Dion also said the state needs to expand educational programs to address drug use.
THE REPUBLICANS
Unlike their Democratic counterparts, all four Republicans seeking their party’s nomination oppose Medicaid expansion. That position, which is consistent with LePage’s, means that fewer low-income, childless adults who do not have health insurance will likely have access to drug treatment services.
The four candidates – House Minority Leader Kenneth Fredette of Newport, Senate Majority Leader Garrett Mason of Lisbon Falls, former DHHS Commissioner Mary Mayhew of China and businessman Shawn Moody of Gorham – also called for expanded treatment. But they also put more emphasis on law enforcement than Democrats.
Moody said this is an example of government not being able to see a problem and respond before it reaches the crisis point. And part of that is putting more resources toward law enforcement.
“You know, when I was a kid I remember people smoking pot and selling a little on the side for their own habit or whatever. That’s not how it works today,” Moody said. “These are criminal organizations that come in and target our most vulnerable population. They are drug pushers. We need to resource the MDEA, state police, sheriffs, locals.”
Moody said more emphasis needs to be placed on education and prevention – especially in public schools – to teach young people that they could alter the course of their lives by making a bad decision at a party. On the issue of treatment, Moody said he would look to boost the programs that were effective by reallocating resources from those that were not.
Fredette indicated his approach would also be heavy on enforcement.
An attorney who is a lieutenant colonel and judge advocate general in the Maine Air National Guard, Fredette says Maine must treat the opioid crisis as a war on drugs and that, as governor, he would tap the National Guard for help.
National Guard troops involved in combating the crisis would not be armed or have the power to arrest people, as that’s prohibited under federal law, he said, but their expertise and equipment could be utilized in other ways.
“They can provide helicopters. They can provide drone surveillance. They can provide training for local law enforcement,” Fredette said. “Let’s bring those people into the fight.”
But Fredette also said the state needs a better-coordinated approach to the crisis.
“Until we have a coordinated program to deal with prevention, enforcement and treatment, we are going to continue to lose more and more lives,” Fredette said.
Mason said government can help with the opioid crisis, but it will not be able to solve it. He said the government’s role should be in making access to treatment available, coordinating services and “making sure the people who are hustling these drugs are taken care of – so criminal justice and the courts.”
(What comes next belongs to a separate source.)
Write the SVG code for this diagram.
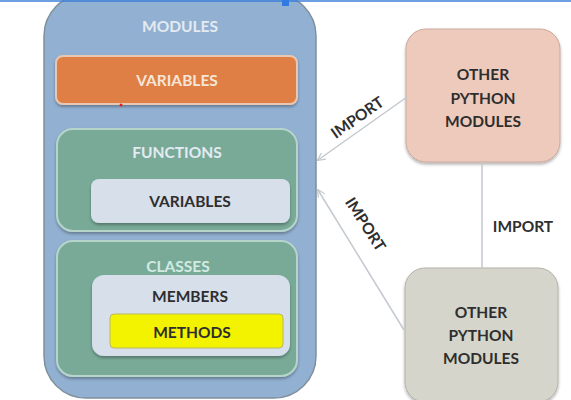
<svg xmlns="http://www.w3.org/2000/svg" width="571" height="400" viewBox="0 0 571 400">
<defs>
<style>
text{font-family:"Lato","Liberation Sans",sans-serif;font-size:15.5px;font-weight:bold;text-anchor:middle;dominant-baseline:central}
.lt{fill:#e3eaf1}
.dk{fill:#2e2e2e}
.conn{stroke:#c3c9cf;stroke-width:1.5;fill:none}
</style>
<marker id="ah" viewBox="0 0 10 10" refX="9" refY="5" markerWidth="8" markerHeight="8" orient="auto" markerUnits="userSpaceOnUse">
<path d="M0,0 L10,5 L0,10" fill="none" stroke="#c3c9cf" stroke-width="1.5"/>
</marker>
<filter id="sh" x="-10%" y="-10%" width="120%" height="130%">
<feDropShadow dx="0" dy="2" stdDeviation="1.5" flood-color="#000" flood-opacity="0.3"/>
</filter>
</defs>
<rect width="571" height="400" fill="#ffffff"/>
<g id="modules">
<rect x="44" y="-6" width="272" height="404" rx="42" fill="#92b1d2" stroke="#7f8f9c" stroke-width="1.5"/>
<text x="180" y="26" class="lt">MODULES</text>
</g>
<g id="variables-top">
<rect x="56" y="56" width="241" height="48" rx="7" fill="#e07f45" stroke="#e8c8b2" stroke-width="2" filter="url(#sh)"/>
<text x="177" y="80" fill="#f4e6d8">VARIABLES</text>
</g>
<g id="functions">
<rect x="57" y="129" width="240" height="102" rx="16" fill="#79aa98" stroke="#b6d4ca" stroke-width="2" filter="url(#sh)"/>
<text x="177" y="152" class="lt">FUNCTIONS</text>
</g>
<g id="func-variables">
<rect x="91" y="179" width="199" height="44" rx="8" fill="#d6dfea" filter="url(#sh)"/>
<text x="190" y="201" class="dk">VARIABLES</text>
</g>
<g id="classes">
<rect x="57" y="241" width="240" height="135" rx="16" fill="#79aa98" stroke="#b6d4ca" stroke-width="2" filter="url(#sh)"/>
<text x="178" y="266" fill="#d2ebe2">CLASSES</text>
</g>
<g id="members">
<rect x="92" y="275" width="198" height="81" rx="12" fill="#d6dfea" filter="url(#sh)"/>
<text x="190" y="296" class="dk">MEMBERS</text>
</g>
<g id="methods">
<rect x="110" y="314" width="173" height="34" rx="4" fill="#f3f300" stroke="#b8b860" stroke-width="1"/>
<text x="192" y="332" class="dk">METHODS</text>
</g>
<g id="other-top">
<rect x="406" y="29" width="154" height="133" rx="20" fill="#eecabc" stroke="#c9a99c" stroke-width="1" filter="url(#sh)"/>
<text x="483" y="74" class="dk">OTHER</text>
<text x="483" y="98" class="dk">PYTHON</text>
<text x="483" y="121" class="dk">MODULES</text>
</g>
<g id="other-bottom">
<rect x="405" y="268" width="153" height="134" rx="20" fill="#d5d5cb" stroke="#b3b3aa" stroke-width="1" filter="url(#sh)"/>
<text x="481" y="312" class="dk">OTHER</text>
<text x="481" y="335" class="dk">PYTHON</text>
<text x="481" y="358" class="dk">MODULES</text>
</g>
<g id="connectors">
<line x1="407" y1="97" x2="318" y2="160" class="conn" marker-end="url(#ah)"/>
<line x1="404" y1="330" x2="318" y2="190" class="conn" marker-end="url(#ah)"/>
<line x1="482" y1="162" x2="482" y2="268" class="conn"/>
<text x="357" y="117" class="dk" transform="rotate(-35 357 117)">IMPORT</text>
<text x="366" y="224" class="dk" transform="rotate(57 366 224)">IMPORT</text>
<text x="523" y="226" class="dk">IMPORT</text>
</g>
<g id="overlay">
<line x1="0" y1="1" x2="571" y2="1" stroke="#3b7fd9" stroke-width="1.5"/>
<rect x="282" y="0" width="7" height="6" fill="#2f7be0"/>
<circle cx="121" cy="105" r="1.5" fill="#e02020"/>
</g>
</svg>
Mason said there needs to be more recognition and support for faith-based treatment programs, which he said offer high success rates at little to no cost. He also doesn’t believe the state can spend its way out of the crisis.
“Money doesn’t always work,” Mason said, noting the Legislature has funded an increase in treatment beds in Maine but DHHS has yet to use the money to create the bed space. “Maybe we need to implement some of the things that we have instead of just letting it sit in an account somewhere.”
Mayhew said she would increase support for faith-based recovery centers and more residential treatment beds. She would also require that all methadone and Suboxone treatment have a counseling component and monitoring for concurrent abuse of heroin or other opioids.
In addition, Mayhew said she would continue Lepage’s efforts to focus on law enforcement and close off Maine’s borders to drug dealers from out of state and to implement common-sense regulations on opioid painkiller prescriptions.